ST. PAUL -- Regulators are working with 71 of 426 Minnesota-based banks to make sure they do not fail, but bank and credit union officials say they are not risking customers' money.
"It's just a matter of prudent lending and risk management," Noah Wilcox Tuesday told the state Senate Commerce and Consumer Protection Committee.
Wilcox and other bankers told senators that the media is feeding a frenzy by reporting about "risking loans" being made by American banks. But, he said, he does not want to risk Grand Rapids State Bank money "because it's my family's money."
The fourth-generation banker told of the owner of a company that depended upon the now-closed Ainsworth lumber mill for business. The family-owned business would have trouble repaying a loan because of the circumstances, Wilcox said.
"They were factors essentially out of their control," he added.
Bankers said that is an example of what appeared to be a good loan when it was made, but unforeseeable circumstances turned it sour.

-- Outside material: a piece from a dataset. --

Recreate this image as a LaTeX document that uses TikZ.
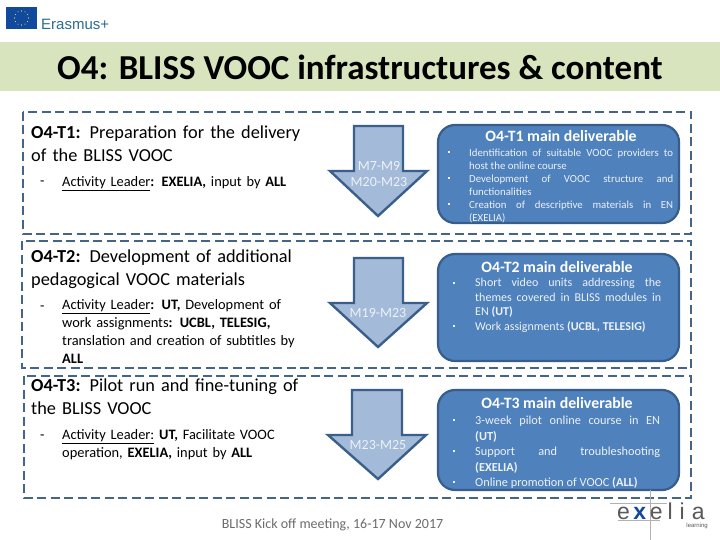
\documentclass[tikz,border=0pt]{standalone}
\usepackage{fontspec}
\setmainfont{Carlito}
\newfontfamily\logofont{Liberation Sans}
\definecolor{bandgreen}{HTML}{D7E4BD}
\definecolor{dashblue}{HTML}{44648A}
\definecolor{arrowfill}{HTML}{A3BAD9}
\definecolor{arrowline}{HTML}{3A5F8B}
\definecolor{boxfill}{HTML}{4F81BD}
\definecolor{boxline}{HTML}{385D8A}
\definecolor{flagblue}{HTML}{10499E}
\definecolor{erasblue}{HTML}{2A6E8F}
\definecolor{softwhite}{HTML}{EDF2F8}
\tikzset{
  x=1pt,y=-1pt,
  taskbox/.style={draw=dashblue,line width=2.6pt,dash pattern=on 9pt off 4.5pt},
  arrowshape/.style={draw=arrowline,line width=2.4pt,fill=arrowfill,line join=miter},
  delivbox/.style={draw=boxline,line width=2.2pt,fill=boxfill,rounded corners=17pt},
  tasktext/.style={anchor=north west,inner sep=0pt,align=left,text width=300pt,font=\fontsize{18.3}{23}\selectfont},
  leadtext/.style={anchor=north west,inner sep=0pt,align=left,text width=255pt,font=\fontsize{14.4}{18}\selectfont},
  dashmark/.style={anchor=base west,inner sep=0pt,font=\fontsize{14.4}{18}\selectfont},
  armlabel/.style={inner sep=0pt,align=center,text=softwhite,font=\fontsize{14}{15.5}\selectfont},
  delivtitle/.style={inner sep=0pt,text=white,font=\bfseries\fontsize{15.8}{17}\selectfont},
  bulA/.style={anchor=north west,inner sep=0pt,align=justify,text=softwhite,text width=204pt,font=\fontsize{10.8}{13}\selectfont},
  bulB/.style={anchor=north west,inner sep=0pt,align=justify,text=softwhite,text width=186pt,font=\fontsize{12}{14.5}\selectfont},
  bulC/.style={anchor=north west,inner sep=0pt,align=justify,text=softwhite,text width=185pt,font=\fontsize{12.3}{15.5}\selectfont},
  bulletmark/.style={fill=softwhite,minimum size=2.5pt,inner sep=0pt},
}
\begin{document}
\begin{tikzpicture}
\useasboundingbox (0,0) rectangle (720,540);
\fill[white] (0,0) rectangle (720,540);
% Title band
\fill[bandgreen] (0,42) rectangle (720,91);
\node[inner sep=0pt,font=\bfseries\fontsize{35}{40}\selectfont] (title) at (360,67) {O4: BLISS VOOC infrastructures \& content};
% Erasmus logo
\fill[flagblue] (6,7) rectangle (37,29);
\foreach \a in {0,30,...,330}{\fill[yellow!85!white] ({21.5+7*cos(\a)},{18+7*sin(\a)}) circle (.55pt);}
\node[anchor=west,inner sep=0pt,text=erasblue,font=\logofont\fontsize{15}{16}\selectfont] (erasmus) at (41,24) {Erasmus+};
% Dashed frames
\draw[taskbox] (23,112) rectangle (691,234);
\draw[taskbox] (22,241) rectangle (691,368);
\draw[taskbox] (24,376) rectangle (691,498);
% Left text T1
\node[tasktext] (t1) at (31,125.5) {\textbf{O4-T1:} Preparation for the delivery\\of the BLISS VOOC};
\node[dashmark] (d1) at (40,186) {-};
\node[leadtext] (l1) at (62,176) {\underline{Activity Leader}\textbf{: EXELIA,} input by \textbf{ALL}};
% Left text T2
\node[tasktext] (t2) at (31,249.5) {\textbf{O4-T2:} Development of additional\\pedagogical VOOC materials};
\node[dashmark] (d2) at (40,310) {-};
\node[leadtext] (l2) at (62,299.5) {\underline{Activity Leader}\textbf{:} \textbf{UT,} Development of\\work assignments\textbf{: UCBL, TELESIG,}\\translation and creation of subtitles by\\\textbf{ALL}};
% Left text T3
\node[tasktext] (t3) at (31,378.5) {\textbf{O4-T3:} Pilot run and fine-tuning of\\the BLISS VOOC};
\node[dashmark] (d3) at (40,439) {-};
\node[leadtext] (l3) at (62,429) {\underline{Activity Leader:} \textbf{UT,} Facilitate VOOC\\operation, \textbf{EXELIA,} input by \textbf{ALL}};
% Arrows
\draw[arrowshape] (354,126) -- (403,126) -- (403,171) -- (427,171) -- (378,216) -- (330,171) -- (354,171) -- cycle;
\draw[arrowshape] (354,258) -- (403,258) -- (403,303) -- (427,303) -- (378,347) -- (330,303) -- (354,303) -- cycle;
\draw[arrowshape] (352,390) -- (402,390) -- (402,435) -- (426,435) -- (378,479) -- (328,435) -- (352,435) -- cycle;
\node[armlabel] (a1) at (379,174) {M7-M9\\M20-M23};
\node[armlabel] (a2) at (378,313) {M19-M23};
\node[armlabel] (a3) at (378,445) {M23-M25};
% Deliverable boxes
\draw[delivbox] (438,125) rectangle (679,223);
\draw[delivbox] (438,254) rectangle (679,361);
\draw[delivbox] (438,390) rectangle (679,490);
\node[delivtitle] (h1) at (561,136) {O4-T1 main deliverable};
\node[delivtitle] (h2) at (557,267) {O4-T2 main deliverable};
\node[delivtitle] (h3) at (557,403) {O4-T3 main deliverable};
% Bullets T1
\node[bulletmark] (b11) at (449,152) {};
\node[bulletmark] (b12) at (449,178) {};
\node[bulletmark] (b13) at (449,204) {};
\node[bulA] (s1) at (469,149) {Identification of suitable VOOC providers to\linebreak host the online course\\Development of VOOC structure and\linebreak functionalities\\Creation of descriptive materials in EN\linebreak (EXELIA)};
% Bullets T2
\node[bulletmark] (b21) at (454,283) {};
\node[bulletmark] (b22) at (454,326) {};
\node[bulB] (s2) at (475,278) {Short video units addressing the\linebreak themes covered in BLISS modules in\linebreak EN \textbf{(UT)}\\Work assignments \textbf{(UCBL, TELESIG)}};
% Bullets T3
\node[bulletmark] (b31) at (454,420) {};
\node[bulletmark] (b32) at (454,451) {};
\node[bulletmark] (b33) at (454,482) {};
\node[bulC] (s3) at (475,416) {3-week pilot online course in EN\linebreak \textbf{(UT)}\\Support and troubleshooting\linebreak \textbf{(EXELIA)}\\Online promotion of VOOC \textbf{(ALL)}};
% Footer
\node[inner sep=0pt,text=gray!85!black,font=\fontsize{14}{16}\selectfont] (foot) at (332.5,525) {BLISS Kick off meeting, 16-17 Nov 2017};
% Exelia logo
\draw[gray!60,line width=.6pt] (610,503) -- (667,503);
\draw[gray!60,line width=.6pt] (618,520) -- (660,520);
\draw[gray!60,line width=.6pt] (650,490) -- (650,540);
\node[anchor=base west,inner sep=0pt,text=gray!70!black,font=\logofont\fontsize{23}{24}\selectfont] (exe) at (617,519) {e\hspace{3.5pt}\textcolor{flagblue}{\textbf{x}}\hspace{3.5pt}e\hspace{5pt}l\hspace{7pt}i\hspace{7pt}a};
\node[anchor=east,inner sep=0pt,text=gray!70!black,font=\logofont\fontsize{6}{7}\selectfont] (lea) at (708,526) {learning};
\end{tikzpicture}
\end{document}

Regardless of the reasons, Deputy Commerce Commissioner Kevin Murphy said that state and federal regulators are watching banks and credit unions to make sure they are financially sound, "keeping in mind that these are private institutions that rise and fall on their own."
Regulators check each institution every year or year and a half, although quarterly reports sometimes tip them off to problems even quicker.

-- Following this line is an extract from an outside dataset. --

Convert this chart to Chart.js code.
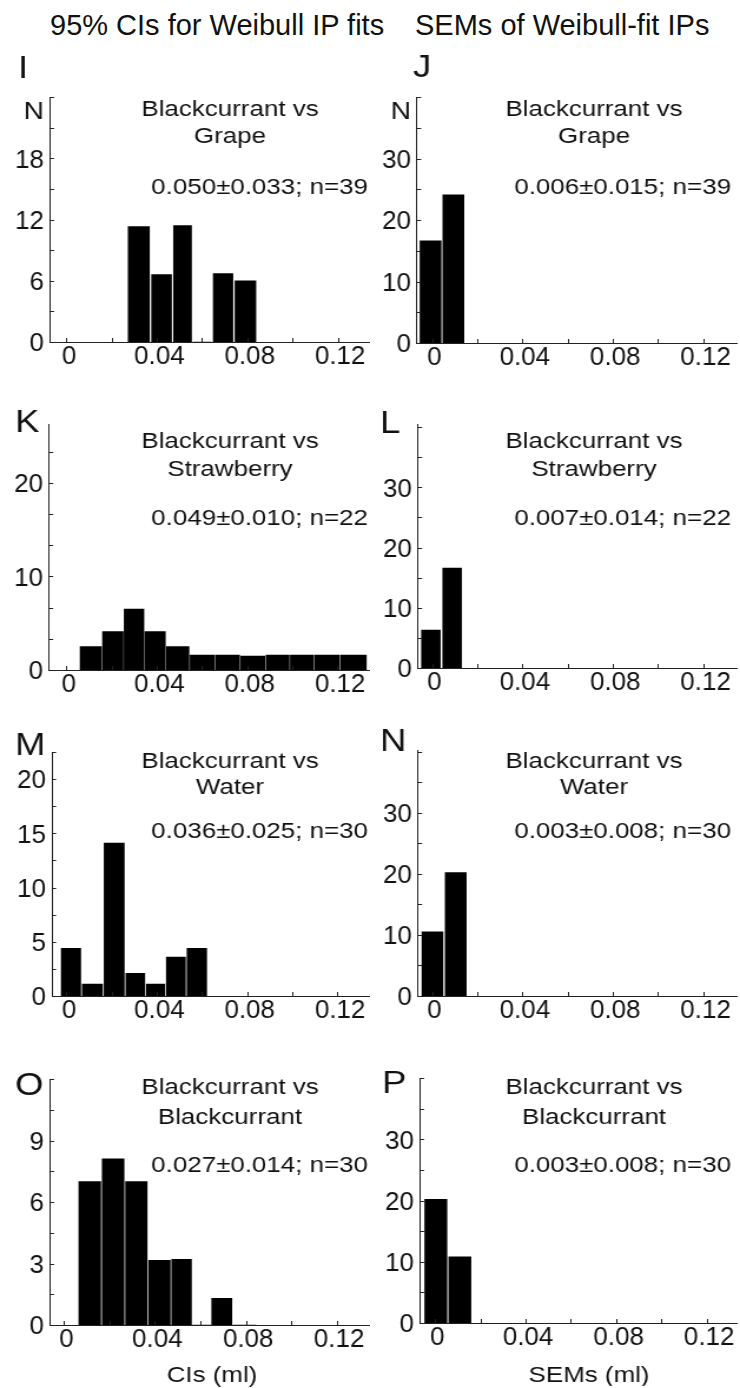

Four Minnesota banks have failed this year, the most recent of which was Jennings State Bank in Spring Grove and Stillwater last weekend. A Federal Deposit Insurance Corporation official said customers barely noticed a difference because the bank closed Friday night, changed owners and reopened Saturday morning.
"You can buy a bank over a weekend with minimal paper work," Murphy said, adding that only larger, stable banks can purchase failing ones.
Murphy said that of the 71 banks regulators are watching, 30 are in a more serious category. However, he added, in most cases bankers and regulators work together and avoid closures.
A year ago, regulators were concerned about 50 banks.
Loans banks buy from other lending institutions seems to be one of the major problems, Murphy said, because the loan originator may not have done a good job of checking out the borrowers.
"If the bank doesn't take a good look at it, they could be buying a pig in a poke," he said.
Across the country, 416 banks have serious problems, the FDIC's James LePierre said. Of those, 98 have closed. That compares with 25 that closed last year, three in 2007 and none in the two previous years.
Nationally, many of the troubled banks are in metropolitan areas, unlike 25 years ago when most were in rural areas. Murphy said that this year about half of Minnesota's problem banks are in urban and half in rural areas.
A solid farm economy is credited for the improved story from the 1980s, when 46 Minnesota banks failed.
"We are very blessed to be agriculture-based," said Marshall MacKay of the Independent Community Bankers of Minnesota.
Bankers said their business trails the economy as a whole, so any recover will take some time for them.
"I would venture to guess it might be a bit bumpy," Murphy said.